Côté francophone, Lorraine Fortin, de Visions Ouest, qui propose depuis quatre ans des camps et des ateliers de cirque en partenariat avec Benoit Ranger, ancien maître de piste au Cirque du Soleil et fondateur de Les transporteurs de rêves, n’applique pas le modèle du cirque social à la lettre, mais développe avec son complice une approche qui s’y apparente et qu’elle qualifie d’« organique ». « Chaque jeune a sa particularité. Benoit est très bon pour repérer les forces et les faiblesses des uns et des autres et pour mesurer l’énergie d’un groupe. Nous conduisons la collaboration, en offrant à chacun une liberté bien encadrée et une sécurité libératrice. Nous identifions également des ʺgrandes sœursʺ pouvant servir de modèles et un ʺchampionʺ est honoré à la fin de chaque camp, ce qui valorise le leadership. »
Pendant deux ans, le Conseil scolaire francophone (CSF) a soutenu le tandem dans ses efforts pour intégrer les arts du cirque à l’école, avec des résultats presqu’immédiats, notamment chez les élèves décrocheurs, intimidateurs ou atteints de troubles du déficit de l’attention. « Certains parents nous ont dit que c’était la première fois que leur enfant allait au bout de quelque chose. Des changements ont également été observés au niveau de la vie des écoles concernées. » Le projet a toutefois été mis temporairement « sur la glace » par le CSF en raison, d’après Lorraine Fortin, de pressions sur l’occupation des espaces. « Ce qui nous manque, c’est un lieu ou une base et la possibilité de travailler dans la durée avec les jeunes en milieu minoritaire francophone, pour qui c’est encore plus important de s’intégrer. » En attendant, les prochains camps offerts à Vancouver auront lieu du 30 juin au 4 juillet et du 7 au 11 juillet.
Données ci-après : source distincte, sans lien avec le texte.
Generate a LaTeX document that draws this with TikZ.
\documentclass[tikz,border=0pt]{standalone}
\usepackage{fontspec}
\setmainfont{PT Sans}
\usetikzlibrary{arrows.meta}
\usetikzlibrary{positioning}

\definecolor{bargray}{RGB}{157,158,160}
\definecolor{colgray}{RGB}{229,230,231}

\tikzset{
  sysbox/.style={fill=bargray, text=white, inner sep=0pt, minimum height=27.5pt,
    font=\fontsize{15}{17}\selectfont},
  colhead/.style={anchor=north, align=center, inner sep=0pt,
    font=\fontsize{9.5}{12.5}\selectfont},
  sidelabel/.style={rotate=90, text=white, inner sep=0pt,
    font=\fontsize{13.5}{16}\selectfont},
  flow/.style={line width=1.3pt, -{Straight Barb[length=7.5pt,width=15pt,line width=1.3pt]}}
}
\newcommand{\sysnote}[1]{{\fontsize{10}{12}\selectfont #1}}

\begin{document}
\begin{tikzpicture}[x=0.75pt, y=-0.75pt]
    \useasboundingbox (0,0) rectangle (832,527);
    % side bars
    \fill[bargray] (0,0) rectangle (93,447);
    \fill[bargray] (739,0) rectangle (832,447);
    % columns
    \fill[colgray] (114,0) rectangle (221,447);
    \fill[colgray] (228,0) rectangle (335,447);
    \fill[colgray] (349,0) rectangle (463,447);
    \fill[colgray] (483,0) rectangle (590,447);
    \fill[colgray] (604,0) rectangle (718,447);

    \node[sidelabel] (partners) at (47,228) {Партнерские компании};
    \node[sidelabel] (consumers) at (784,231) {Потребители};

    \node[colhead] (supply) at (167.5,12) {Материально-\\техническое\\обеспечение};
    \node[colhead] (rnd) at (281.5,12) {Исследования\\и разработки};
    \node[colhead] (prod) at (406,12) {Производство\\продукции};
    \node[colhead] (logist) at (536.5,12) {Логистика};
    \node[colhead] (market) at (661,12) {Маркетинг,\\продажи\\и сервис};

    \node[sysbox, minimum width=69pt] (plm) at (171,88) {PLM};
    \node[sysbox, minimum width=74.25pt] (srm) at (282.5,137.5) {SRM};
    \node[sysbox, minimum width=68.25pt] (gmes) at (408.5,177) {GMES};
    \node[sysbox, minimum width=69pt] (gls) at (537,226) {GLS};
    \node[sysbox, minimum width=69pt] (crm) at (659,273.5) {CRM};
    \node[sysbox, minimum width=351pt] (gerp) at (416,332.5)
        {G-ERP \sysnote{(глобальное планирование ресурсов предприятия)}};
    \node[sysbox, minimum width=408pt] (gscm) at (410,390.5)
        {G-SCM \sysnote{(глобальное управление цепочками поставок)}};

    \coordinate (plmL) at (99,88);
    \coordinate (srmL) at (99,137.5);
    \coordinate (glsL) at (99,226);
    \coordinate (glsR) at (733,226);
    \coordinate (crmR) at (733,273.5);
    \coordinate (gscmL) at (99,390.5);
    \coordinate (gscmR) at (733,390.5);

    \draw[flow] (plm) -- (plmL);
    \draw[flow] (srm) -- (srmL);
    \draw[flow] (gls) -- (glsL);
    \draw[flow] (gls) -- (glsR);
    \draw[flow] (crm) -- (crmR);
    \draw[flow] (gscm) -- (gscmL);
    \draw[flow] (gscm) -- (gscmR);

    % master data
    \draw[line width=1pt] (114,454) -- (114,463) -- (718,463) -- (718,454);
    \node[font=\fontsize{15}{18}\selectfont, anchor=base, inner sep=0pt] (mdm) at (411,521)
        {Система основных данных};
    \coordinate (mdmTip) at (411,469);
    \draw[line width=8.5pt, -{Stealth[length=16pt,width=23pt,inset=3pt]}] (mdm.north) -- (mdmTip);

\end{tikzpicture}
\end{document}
« De la rue aux étoiles » ?
Pour détourner le titre de ce joli documentaire signé Verena Endtner, ancienne étudiante de la Vancouver Film School, qui suit une troupe composée d’enfants russes de la rue, le cirque social donne donc certainement des atouts pour éviter les sorties de piste (ou s’en sortir par une pirouette !), mais pour ce qui est des « étoiles », nulle garantie. La présentation est claire : « Cirque du Monde ne prétend pas être une panacée aux différents problèmes sociaux, pas plus qu’un vague divertissement qui ne réussirait qu’à détourner les jeunes de leur véritable condition. » Plutôt que des « baguettes magiques réinsérantes », il faut donc peut-être considérer les différentes expériences de cirque social comme autant de perches tendues vers la résisilience, ou cet « art de naviguer entre les torrents » conceptualisé par Boris Cyrulnik.